Items from a dataset:
- - -

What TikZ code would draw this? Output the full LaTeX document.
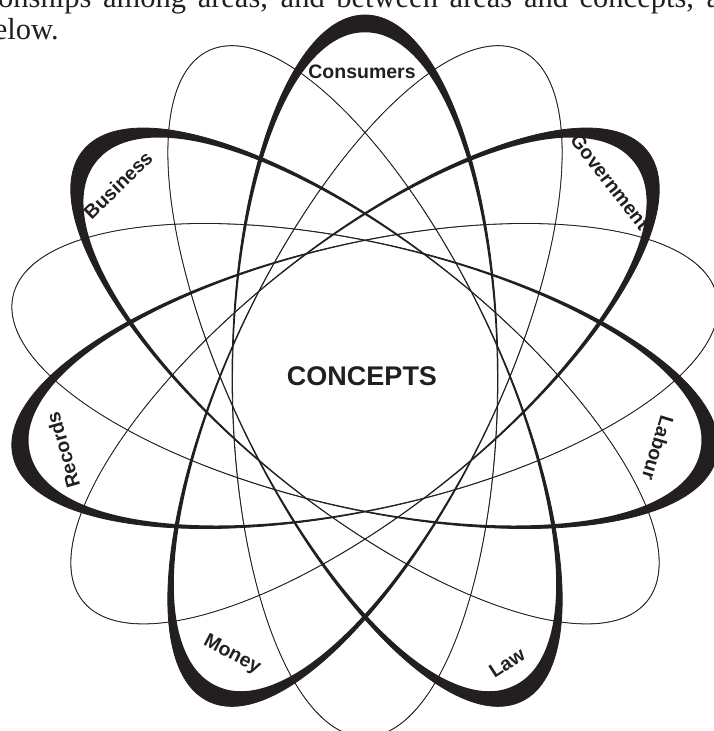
\documentclass[tikz,border=0pt]{standalone}
\usepackage{fontspec}
\setmainfont{Liberation Serif}
\setsansfont{Liberation Sans}
\definecolor{ink}{HTML}{231F20}
% inner edge of the tapering band: ellipse point moved inward along the normal by w(t)
\newcommand\myW{(0.3+9.5*((1+sin(\t))/2)^20+6.5*((1+sin(\t))/2)^4+1.0*((1+sin(\t))/2)^2)}
\newcommand\myN{sqrt(13.0321*cos(\t)^2+1.7689*sin(\t)^2)}
\newcommand\myPetal[1]{% #1 direction of the thick end
  \begin{scope}[shift={(C)}, rotate=#1-90]
    \fill[ink, even odd rule] (0,0) ellipse [x radius=133, y radius=361]
      plot[domain=0:360, samples=289, variable=\t, smooth]
        ({133*cos(\t) - \myW*3.61*cos(\t)/\myN},
         {361*sin(\t) - \myW*1.33*sin(\t)/\myN}) -- cycle;
    \draw[ink, line width=0.8pt] (0,0) ellipse [x radius=133, y radius=361];
  \end{scope}}
\begin{document}
\begin{tikzpicture}[x=1pt,y=1pt,
  lbl/.style={font=\sffamily\bfseries\fontsize{19.5}{21}\selectfont, text=ink, inner sep=0pt},
  bigl/.style={font=\sffamily\bfseries\fontsize{27}{30}\selectfont, text=ink, inner sep=0pt},
  prose/.style={font=\fontsize{30.5}{33}\selectfont, text=ink, inner sep=0pt}]
\useasboundingbox (0,0) rectangle (714,731);
\clip (0,0) rectangle (714,731);
\coordinate (C) at (365,355);
\myPetal{90}
\myPetal{141.43}
\myPetal{192.86}
\myPetal{244.29}
\myPetal{295.71}
\myPetal{347.14}
\myPetal{38.57}
\node[lbl] (cons) at (362,659) {Consumers};
\node[lbl, rotate=44] (bus) at (118,546) {Business};
\node[lbl, rotate=-52] (gov) at (610,549) {Government};
\node[lbl, rotate=106] (rec) at (63,281) {Records};
\node[lbl, rotate=-107] (lab) at (658,283) {Labour};
\node[lbl, rotate=-28] (mon) at (232,76) {Money};
\node[lbl, rotate=33] (law) at (507,68) {Law};
\node[bigl] (concepts) at (362,355) {CONCEPTS};
\node[prose, anchor=base west] (line1) at (-2,723.5)
  {\llap{relati}\makebox[722pt][s]{onships among areas, and between areas and concepts, a}};
\node[prose, anchor=base east] (line2) at (59,691) {below.};
\end{tikzpicture}
\end{document}
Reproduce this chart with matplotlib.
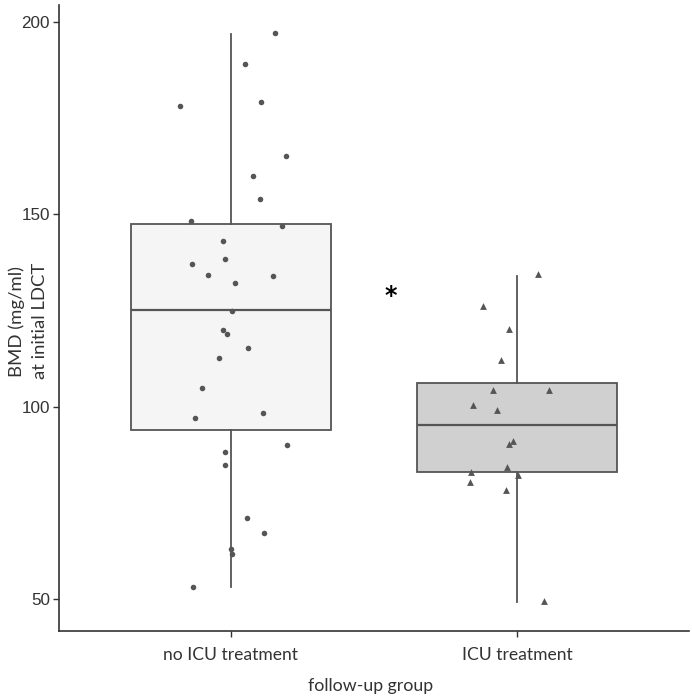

- - -

Every entry above is to be set down exactly; the pictures are to be left out.

FINISHED EXERCISE:
What TikZ code would draw this? Output the full LaTeX document.
\documentclass[tikz,border=0pt]{standalone}
\usepackage{fontspec}
\setmainfont{Liberation Serif}
\setsansfont{Liberation Sans}
\definecolor{ink}{HTML}{231F20}
% inner edge of the tapering band: ellipse point moved inward along the normal by w(t)
\newcommand\myW{(0.3+9.5*((1+sin(\t))/2)^20+6.5*((1+sin(\t))/2)^4+1.0*((1+sin(\t))/2)^2)}
\newcommand\myN{sqrt(13.0321*cos(\t)^2+1.7689*sin(\t)^2)}
\newcommand\myPetal[1]{% #1 direction of the thick end
  \begin{scope}[shift={(C)}, rotate=#1-90]
    \fill[ink, even odd rule] (0,0) ellipse [x radius=133, y radius=361]
      plot[domain=0:360, samples=289, variable=\t, smooth]
        ({133*cos(\t) - \myW*3.61*cos(\t)/\myN},
         {361*sin(\t) - \myW*1.33*sin(\t)/\myN}) -- cycle;
    \draw[ink, line width=0.8pt] (0,0) ellipse [x radius=133, y radius=361];
  \end{scope}}
\begin{document}
\begin{tikzpicture}[x=1pt,y=1pt,
  lbl/.style={font=\sffamily\bfseries\fontsize{19.5}{21}\selectfont, text=ink, inner sep=0pt},
  bigl/.style={font=\sffamily\bfseries\fontsize{27}{30}\selectfont, text=ink, inner sep=0pt},
  prose/.style={font=\fontsize{30.5}{33}\selectfont, text=ink, inner sep=0pt}]
\useasboundingbox (0,0) rectangle (714,731);
\clip (0,0) rectangle (714,731);
\coordinate (C) at (365,355);
\myPetal{90}
\myPetal{141.43}
\myPetal{192.86}
\myPetal{244.29}
\myPetal{295.71}
\myPetal{347.14}
\myPetal{38.57}
\node[lbl] (cons) at (362,659) {Consumers};
\node[lbl, rotate=44] (bus) at (118,546) {Business};
\node[lbl, rotate=-52] (gov) at (610,549) {Government};
\node[lbl, rotate=106] (rec) at (63,281) {Records};
\node[lbl, rotate=-107] (lab) at (658,283) {Labour};
\node[lbl, rotate=-28] (mon) at (232,76) {Money};
\node[lbl, rotate=33] (law) at (507,68) {Law};
\node[bigl] (concepts) at (362,355) {CONCEPTS};
\node[prose, anchor=base west] (line1) at (-2,723.5)
  {\llap{relati}\makebox[722pt][s]{onships among areas, and between areas and concepts, a}};
\node[prose, anchor=base east] (line2) at (59,691) {below.};
\end{tikzpicture}
\end{document}
Reproduce this chart with matplotlib.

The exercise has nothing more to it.